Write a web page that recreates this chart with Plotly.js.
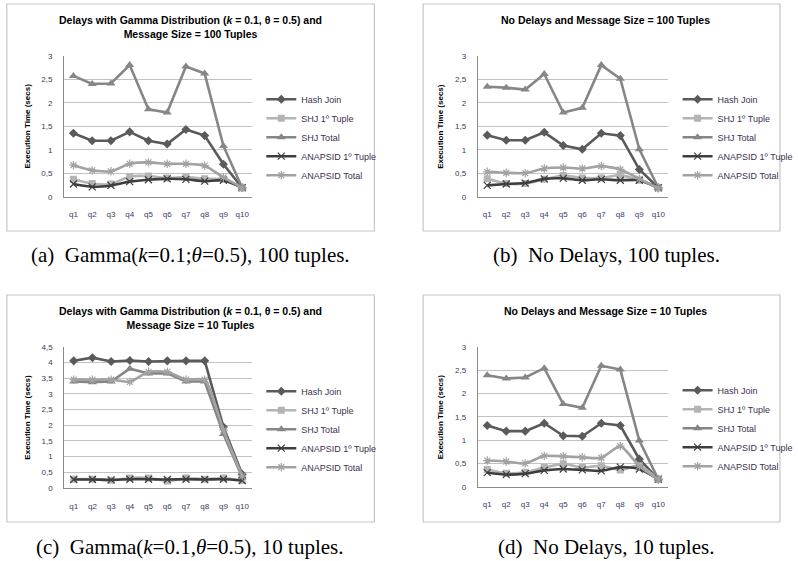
<!DOCTYPE html>
<html><head><meta charset="utf-8">
<script src="https://cdn.plot.ly/plotly-3.0.1.min.js"></script>
<style>body{margin:0;background:#fff}#chart{width:798px;height:561px}</style>
</head><body><div id="chart"></div>
<script>
const categories = ['q1','q2','q3','q4','q5','q6','q7','q8','q9','q10'];
const seriesNames = ['Hash Join','SHJ 1º Tuple','SHJ Total','ANAPSID 1º Tuple','ANAPSID Total'];
const yTicks3 = [0,0.5,1,1.5,2,2.5,3];
const yTickText3 = ['0','0,5','1','1,5','2','2,5','3'];
const yTicks45 = [0,0.5,1,1.5,2,2.5,3,3.5,4,4.5];
const yTickText45 = ['0','0,5','1','1,5','2','2,5','3','3,5','4','4,5'];

// (a) Gamma, 100 tuples
const hashA   = [1.35,1.19,1.19,1.38,1.19,1.12,1.43,1.30,0.69,0.19];
const shj1A   = [0.37,0.28,0.27,0.43,0.44,0.40,0.42,0.38,0.37,0.19];
const shjTotA = [2.57,2.40,2.41,2.80,1.86,1.79,2.77,2.62,1.08,0.19];
const ana1A   = [0.27,0.21,0.24,0.32,0.36,0.38,0.37,0.33,0.35,0.19];
const anaTotA = [0.67,0.56,0.54,0.70,0.73,0.70,0.70,0.66,0.41,0.19];
// (b) No delays, 100 tuples
const hashB   = [1.31,1.20,1.20,1.37,1.09,1.01,1.35,1.30,0.58,0.19];
const shj1B   = [0.38,0.28,0.28,0.37,0.45,0.40,0.40,0.46,0.35,0.19];
const shjTotB = [2.34,2.32,2.28,2.61,1.79,1.89,2.80,2.51,1.01,0.19];
const ana1B   = [0.24,0.27,0.29,0.38,0.39,0.35,0.37,0.35,0.35,0.19];
const anaTotB = [0.53,0.51,0.50,0.60,0.62,0.60,0.65,0.58,0.38,0.18];
// (c) Gamma, 10 tuples
const hashC   = [4.05,4.15,4.03,4.06,4.03,4.05,4.05,4.05,1.94,0.44];
const shj1C   = [0.28,0.28,0.25,0.32,0.32,0.22,0.32,0.28,0.32,0.24];
const shjTotC = [3.39,3.37,3.39,3.80,3.65,3.65,3.39,3.39,1.72,0.34];
const ana1C   = [0.27,0.27,0.26,0.28,0.28,0.27,0.28,0.27,0.28,0.24];
const anaTotC = [3.45,3.45,3.45,3.38,3.70,3.70,3.45,3.45,1.85,0.38];
// (d) No delays, 10 tuples
const hashD   = [1.31,1.19,1.19,1.36,1.09,1.08,1.36,1.31,0.59,0.16];
const shj1D   = [0.37,0.29,0.31,0.41,0.49,0.41,0.45,0.36,0.45,0.16];
const shjTotD = [2.39,2.32,2.34,2.54,1.77,1.69,2.59,2.51,0.99,0.16];
const ana1D   = [0.30,0.26,0.28,0.35,0.38,0.36,0.34,0.42,0.38,0.16];
const anaTotD = [0.56,0.54,0.50,0.66,0.65,0.63,0.62,0.87,0.44,0.16];

const panelTitles = [
  '<b>Delays with Gamma Distribution (<i>k</i> = 0.1, θ = 0.5) and</b><br><b>Message Size = 100 Tuples</b>',
  '<b>No Delays and Message Size = 100 Tuples</b>',
  '<b>Delays with Gamma Distribution (<i>k</i> = 0.1, θ = 0.5) and</b><br><b>Message Size = 10 Tuples</b>',
  '<b>No Delays and Message Size = 10 Tuples</b>'
];
const captions = [
  '(a)  Gamma(<i>k</i>=0.1;<i>θ</i>=0.5), 100 tuples.',
  '(b)  No Delays, 100 tuples.',
  '(c)  Gamma(<i>k</i>=0.1,<i>θ</i>=0.5), 10 tuples.',
  '(d)  No Delays, 10 tuples.'
];
const yTitle = '<b>Execution Time (secs)</b>';

const panels = [
  [hashA,shj1A,shjTotA,ana1A,anaTotA],
  [hashB,shj1B,shjTotB,ana1B,anaTotB],
  [hashC,shj1C,shjTotC,ana1C,anaTotC],
  [hashD,shj1D,shjTotD,ana1D,anaTotD]
];

const W = 798, H = 561;
const px = v => v / W, py = v => 1 - v / H;
// plot areas in px: [x0, x1, yTop, yBottom]
const areas = [[65.7,258,55.7,196.7],[490,685,55.7,196.7],[66,258,346.7,488],[490,685,346.7,486.7]];
const boxes = [[7,384,4,231],[434,800,4,231],[7,384,295,522],[434,800,295,522]];
const styles = [
  {color:'#5a5a5a', symbol:'diamond', size:7, shape:'linear'},
  {color:'#b4b4b4', symbol:'square', size:7, shape:'spline'},
  {color:'#868686', symbol:'triangle-up', size:8, shape:'linear'},
  {color:'#3e3e3e', symbol:'x-thin-open', size:7, shape:'spline'},
  {color:'#a2a2a2', symbol:'asterisk-open', size:7, shape:'spline'}
];
const tickColor = '#3a3a5c';
const font = 'Liberation Sans, Arial, sans-serif';

const data = [];
const layout = {
  width: W, height: H, margin:{l:0,r:0,t:0,b:0},
  paper_bgcolor:'#fff', plot_bgcolor:'rgba(0,0,0,0)',
  font:{family:font, size:8, color:tickColor},
  shapes:[], annotations:[]
};

panels.forEach((series, p) => {
  const n = p + 1;
  const xa = 'xaxis' + (n===1?'':n), ya = 'yaxis' + (n===1?'':n);
  const xr = 'x' + (n===1?'':n), yr = 'y' + (n===1?'':n);
  const lg = n===1 ? 'legend' : 'legend' + n;
  const [x0,x1,yt,yb] = areas[p];
  const big = p === 2;
  series.forEach((vals, s) => {
    const st = styles[s];
    data.push({
      type:'scatter', mode:'lines+markers', x:categories, y:vals,
      name:seriesNames[s], xaxis:xr, yaxis:yr, legend:lg, legendgroup:'g'+s,
      line:{color:st.color, width:2.6, shape:st.shape, smoothing:0.6},
      marker:{symbol:st.symbol, size:st.size, color:st.color,
              line:{color:st.color, width: st.symbol.includes('open') ? 1.2 : 0}}
    });
  });
  layout[xa] = {domain:[px(x0),px(x1)], anchor:yr, type:'category', range:[-0.5,9.5],
    showgrid:false, showline:true, linecolor:'#8c8c8c', linewidth:1, ticks:'',
    tickfont:{size:8,color:tickColor}, ticklabelstandoff:10, fixedrange:true, zeroline:false};
  layout[ya] = {domain:[py(yb),py(yt)], anchor:xr, range: big ? [0,4.5] : [0,3],
    tickvals: big ? yTicks45 : yTicks3, ticktext: big ? yTickText45 : yTickText3,
    showgrid:true, gridcolor:'#c2c2c2', gridwidth:1, showline:true, linecolor:'#8c8c8c', linewidth:1,
    zeroline:false, ticks:'', tickfont:{size:8,color:tickColor}, ticklabelstandoff:9, fixedrange:true};
  layout[lg] = {x:px(x1+10), y:py(yt + (big?30:29)), xanchor:'left', yanchor:'top',
    bgcolor:'rgba(0,0,0,0)', font:{size:9, color:'#3c3050', family:font},
    traceorder:'grouped', tracegroupgap:0, itemwidth:30};
  const [bx0,bx1,by0,by1] = boxes[p];
  layout.shapes.push({type:'rect', xref:'paper', yref:'paper', x0:px(bx0), x1:px(bx1), y0:py(by1), y1:py(by0),
    line:{color:'#c6c6c6', width:1.2}, fillcolor:'rgba(0,0,0,0)', layer:'below'});
  const cx = (p % 2 === 0) ? 195 : 621;
  const twoLine = panelTitles[p].includes('<br>');
  layout.annotations.push({xref:'paper', yref:'paper', x:px(cx), y:py(boxes[p][2] + (twoLine?23:16)),
    xanchor:'center', yanchor:'middle', showarrow:false, text:panelTitles[p],
    font:{size:10.5, color:'#000', family:font}});
  layout.annotations.push({xref:'paper', yref:'paper', x:px(p%2===0?28:452), y:py((yt+yb)/2),
    xanchor:'center', yanchor:'middle', showarrow:false, textangle:-90, text:yTitle,
    font:{size:8, color:'#000', family:font}});
  layout.annotations.push({xref:'paper', yref:'paper', x:px(p%2===0?195:622), y:py(p<2?255:547),
    xanchor:'center', yanchor:'middle', showarrow:false, text:captions[p],
    font:{size:21, color:'#000', family:'Liberation Serif, Times New Roman, serif'}});
});

Plotly.newPlot('chart', data, layout, {staticPlot:true, displayModeBar:false});
</script></body></html>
• • • • •
— TASK REQUIREMENTS —
Pick out the lines containing the string "with" and show them.

— EXERCISE OUTPUT —
Write a web page that recreates this chart with Plotly.js.
  '<b>Delays with Gamma Distribution (<i>k</i> = 0.1, θ = 0.5) and</b><br><b>Message Size = 100 Tuples</b>',
  '<b>Delays with Gamma Distribution (<i>k</i> = 0.1, θ = 0.5) and</b><br><b>Message Size = 10 Tuples</b>',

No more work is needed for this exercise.